Aim of the task
Leave the pictures out and quote every line from the start of the listing to the line with "from bokeh.resources import INLINE", inclusive.

Information supplied
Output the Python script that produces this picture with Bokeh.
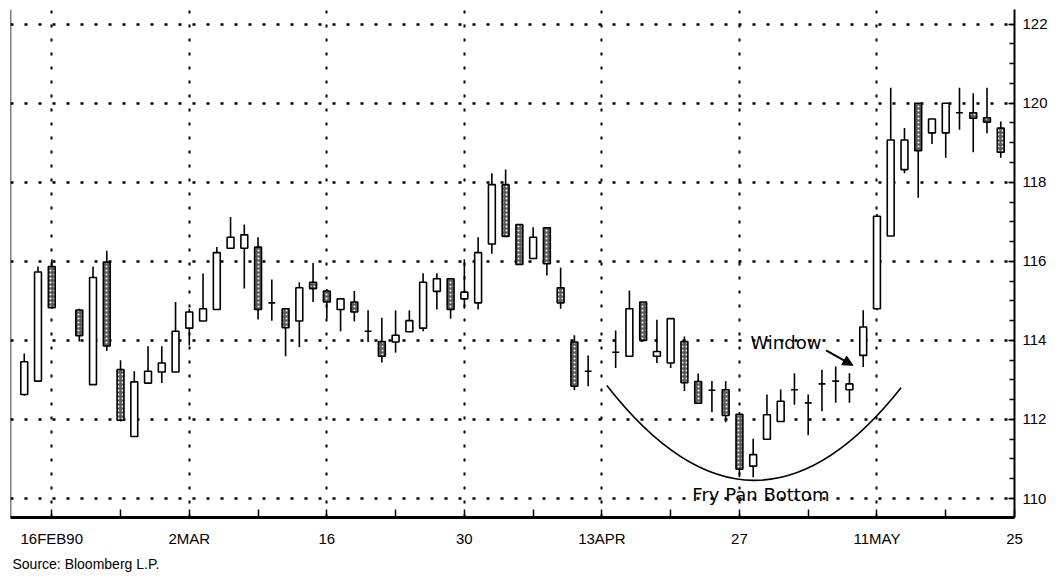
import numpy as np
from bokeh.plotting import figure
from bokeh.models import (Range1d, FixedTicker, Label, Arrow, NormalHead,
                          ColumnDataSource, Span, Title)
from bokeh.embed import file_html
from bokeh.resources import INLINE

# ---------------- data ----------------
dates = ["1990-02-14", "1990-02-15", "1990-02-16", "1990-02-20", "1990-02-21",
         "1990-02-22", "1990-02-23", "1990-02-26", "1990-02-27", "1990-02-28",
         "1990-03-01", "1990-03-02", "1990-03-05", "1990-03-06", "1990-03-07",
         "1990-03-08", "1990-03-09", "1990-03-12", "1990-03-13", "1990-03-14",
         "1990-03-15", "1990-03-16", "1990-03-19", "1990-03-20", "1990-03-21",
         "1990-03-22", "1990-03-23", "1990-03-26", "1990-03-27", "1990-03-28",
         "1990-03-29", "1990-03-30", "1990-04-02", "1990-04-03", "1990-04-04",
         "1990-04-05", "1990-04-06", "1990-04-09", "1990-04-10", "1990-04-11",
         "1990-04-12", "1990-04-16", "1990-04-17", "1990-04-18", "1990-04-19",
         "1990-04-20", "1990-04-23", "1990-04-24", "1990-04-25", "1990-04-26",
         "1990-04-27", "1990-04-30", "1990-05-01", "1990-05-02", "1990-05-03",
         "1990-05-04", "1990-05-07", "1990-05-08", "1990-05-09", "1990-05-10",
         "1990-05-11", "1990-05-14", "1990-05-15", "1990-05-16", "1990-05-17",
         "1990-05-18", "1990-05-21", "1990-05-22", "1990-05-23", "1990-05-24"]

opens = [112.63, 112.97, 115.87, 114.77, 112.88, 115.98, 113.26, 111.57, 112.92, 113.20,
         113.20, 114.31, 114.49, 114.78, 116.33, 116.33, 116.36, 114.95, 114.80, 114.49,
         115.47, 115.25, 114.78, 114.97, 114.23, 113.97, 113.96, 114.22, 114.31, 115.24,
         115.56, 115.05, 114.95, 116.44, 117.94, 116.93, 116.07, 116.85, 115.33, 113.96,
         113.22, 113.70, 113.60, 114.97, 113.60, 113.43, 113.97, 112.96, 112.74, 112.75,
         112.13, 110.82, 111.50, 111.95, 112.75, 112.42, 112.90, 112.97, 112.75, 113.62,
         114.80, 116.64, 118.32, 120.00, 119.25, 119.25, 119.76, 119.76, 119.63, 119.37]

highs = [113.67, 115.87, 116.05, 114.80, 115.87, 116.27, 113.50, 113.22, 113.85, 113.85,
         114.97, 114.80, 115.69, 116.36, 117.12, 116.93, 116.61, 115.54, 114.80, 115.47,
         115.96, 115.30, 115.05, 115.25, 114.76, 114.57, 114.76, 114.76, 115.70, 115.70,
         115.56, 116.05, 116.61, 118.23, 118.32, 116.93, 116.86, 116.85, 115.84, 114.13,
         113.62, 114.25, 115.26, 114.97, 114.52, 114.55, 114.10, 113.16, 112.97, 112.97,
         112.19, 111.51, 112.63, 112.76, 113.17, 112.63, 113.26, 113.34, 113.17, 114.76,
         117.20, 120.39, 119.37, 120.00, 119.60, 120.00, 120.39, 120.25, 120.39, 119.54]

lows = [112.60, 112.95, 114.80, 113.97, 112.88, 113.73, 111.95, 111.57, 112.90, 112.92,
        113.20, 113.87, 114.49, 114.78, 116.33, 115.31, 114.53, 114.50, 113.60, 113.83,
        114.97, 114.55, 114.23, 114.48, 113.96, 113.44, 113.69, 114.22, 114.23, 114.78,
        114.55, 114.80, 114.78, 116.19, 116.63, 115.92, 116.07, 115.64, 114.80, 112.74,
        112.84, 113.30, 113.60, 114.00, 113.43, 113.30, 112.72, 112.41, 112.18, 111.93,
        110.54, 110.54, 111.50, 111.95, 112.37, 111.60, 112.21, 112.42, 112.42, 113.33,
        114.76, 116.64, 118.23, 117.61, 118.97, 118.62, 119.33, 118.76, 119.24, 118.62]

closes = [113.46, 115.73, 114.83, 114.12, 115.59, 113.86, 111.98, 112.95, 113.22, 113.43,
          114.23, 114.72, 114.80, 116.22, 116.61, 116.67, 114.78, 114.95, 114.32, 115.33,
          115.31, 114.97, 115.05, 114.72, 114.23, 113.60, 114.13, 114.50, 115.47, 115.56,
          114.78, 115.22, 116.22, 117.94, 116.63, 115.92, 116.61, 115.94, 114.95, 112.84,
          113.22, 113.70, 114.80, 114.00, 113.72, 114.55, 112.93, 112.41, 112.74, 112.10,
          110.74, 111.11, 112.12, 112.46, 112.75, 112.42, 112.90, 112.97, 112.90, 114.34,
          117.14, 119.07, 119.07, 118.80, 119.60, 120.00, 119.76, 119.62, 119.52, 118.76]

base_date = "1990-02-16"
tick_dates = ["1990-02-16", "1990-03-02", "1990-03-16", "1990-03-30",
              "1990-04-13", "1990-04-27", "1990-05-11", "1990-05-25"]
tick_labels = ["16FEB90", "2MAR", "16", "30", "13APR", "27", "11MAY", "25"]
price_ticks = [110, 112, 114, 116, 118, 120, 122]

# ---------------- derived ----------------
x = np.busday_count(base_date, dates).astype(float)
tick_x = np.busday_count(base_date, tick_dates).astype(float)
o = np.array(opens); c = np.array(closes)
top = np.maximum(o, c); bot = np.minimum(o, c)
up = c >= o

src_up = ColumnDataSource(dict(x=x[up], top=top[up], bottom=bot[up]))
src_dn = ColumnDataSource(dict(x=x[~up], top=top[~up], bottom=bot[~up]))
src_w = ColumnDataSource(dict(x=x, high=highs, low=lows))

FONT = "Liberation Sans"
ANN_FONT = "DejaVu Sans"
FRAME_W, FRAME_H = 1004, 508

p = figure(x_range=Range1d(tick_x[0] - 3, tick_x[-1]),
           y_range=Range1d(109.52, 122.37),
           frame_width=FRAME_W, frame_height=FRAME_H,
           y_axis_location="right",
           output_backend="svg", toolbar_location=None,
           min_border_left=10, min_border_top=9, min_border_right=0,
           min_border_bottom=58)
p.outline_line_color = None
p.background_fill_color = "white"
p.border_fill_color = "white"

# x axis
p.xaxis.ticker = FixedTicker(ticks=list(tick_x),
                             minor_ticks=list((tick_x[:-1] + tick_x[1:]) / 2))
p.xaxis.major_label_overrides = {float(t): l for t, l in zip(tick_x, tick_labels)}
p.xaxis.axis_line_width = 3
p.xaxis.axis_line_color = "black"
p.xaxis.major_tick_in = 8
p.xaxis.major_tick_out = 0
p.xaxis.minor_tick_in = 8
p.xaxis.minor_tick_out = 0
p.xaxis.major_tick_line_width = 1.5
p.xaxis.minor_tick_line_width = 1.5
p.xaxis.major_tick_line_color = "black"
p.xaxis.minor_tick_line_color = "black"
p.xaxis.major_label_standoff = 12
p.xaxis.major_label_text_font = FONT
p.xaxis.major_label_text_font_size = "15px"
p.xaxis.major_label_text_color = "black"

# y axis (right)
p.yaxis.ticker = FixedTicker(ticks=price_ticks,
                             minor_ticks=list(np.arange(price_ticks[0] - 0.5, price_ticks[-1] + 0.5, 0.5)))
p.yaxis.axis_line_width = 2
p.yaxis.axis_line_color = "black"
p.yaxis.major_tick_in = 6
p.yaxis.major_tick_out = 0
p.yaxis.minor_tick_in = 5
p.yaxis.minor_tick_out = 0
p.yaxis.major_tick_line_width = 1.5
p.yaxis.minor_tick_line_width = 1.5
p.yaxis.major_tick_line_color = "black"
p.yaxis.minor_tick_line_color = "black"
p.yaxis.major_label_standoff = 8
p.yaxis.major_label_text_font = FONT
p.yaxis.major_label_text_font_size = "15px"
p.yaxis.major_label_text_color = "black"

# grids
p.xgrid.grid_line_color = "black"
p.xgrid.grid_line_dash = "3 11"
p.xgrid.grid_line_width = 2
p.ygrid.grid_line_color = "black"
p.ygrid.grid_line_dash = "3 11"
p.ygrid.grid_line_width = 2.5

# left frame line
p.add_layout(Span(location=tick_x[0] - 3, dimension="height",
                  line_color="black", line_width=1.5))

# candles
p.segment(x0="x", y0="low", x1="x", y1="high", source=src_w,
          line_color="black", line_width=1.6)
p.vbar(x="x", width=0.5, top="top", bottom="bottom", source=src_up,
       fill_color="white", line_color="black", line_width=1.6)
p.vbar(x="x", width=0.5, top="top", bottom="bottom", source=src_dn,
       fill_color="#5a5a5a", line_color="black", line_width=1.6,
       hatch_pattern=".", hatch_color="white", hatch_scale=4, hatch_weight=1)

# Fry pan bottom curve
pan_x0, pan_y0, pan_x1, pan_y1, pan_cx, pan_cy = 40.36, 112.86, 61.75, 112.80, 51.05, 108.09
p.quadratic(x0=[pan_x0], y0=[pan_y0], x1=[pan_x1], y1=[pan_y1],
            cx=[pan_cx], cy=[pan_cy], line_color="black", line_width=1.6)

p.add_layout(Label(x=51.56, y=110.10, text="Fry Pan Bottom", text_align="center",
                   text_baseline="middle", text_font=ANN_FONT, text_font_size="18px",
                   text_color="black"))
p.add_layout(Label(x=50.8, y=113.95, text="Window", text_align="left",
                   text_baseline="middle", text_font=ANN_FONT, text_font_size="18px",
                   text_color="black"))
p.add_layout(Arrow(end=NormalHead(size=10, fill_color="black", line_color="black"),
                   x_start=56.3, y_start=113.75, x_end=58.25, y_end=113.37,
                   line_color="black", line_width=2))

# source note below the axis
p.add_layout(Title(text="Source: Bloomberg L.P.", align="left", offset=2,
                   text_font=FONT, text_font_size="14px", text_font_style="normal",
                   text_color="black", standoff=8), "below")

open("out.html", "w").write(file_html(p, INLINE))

Exercise result
Output the Python script that produces this picture with Bokeh.
import numpy as np
from bokeh.plotting import figure
from bokeh.models import (Range1d, FixedTicker, Label, Arrow, NormalHead,
                          ColumnDataSource, Span, Title)
from bokeh.embed import file_html
from bokeh.resources import INLINE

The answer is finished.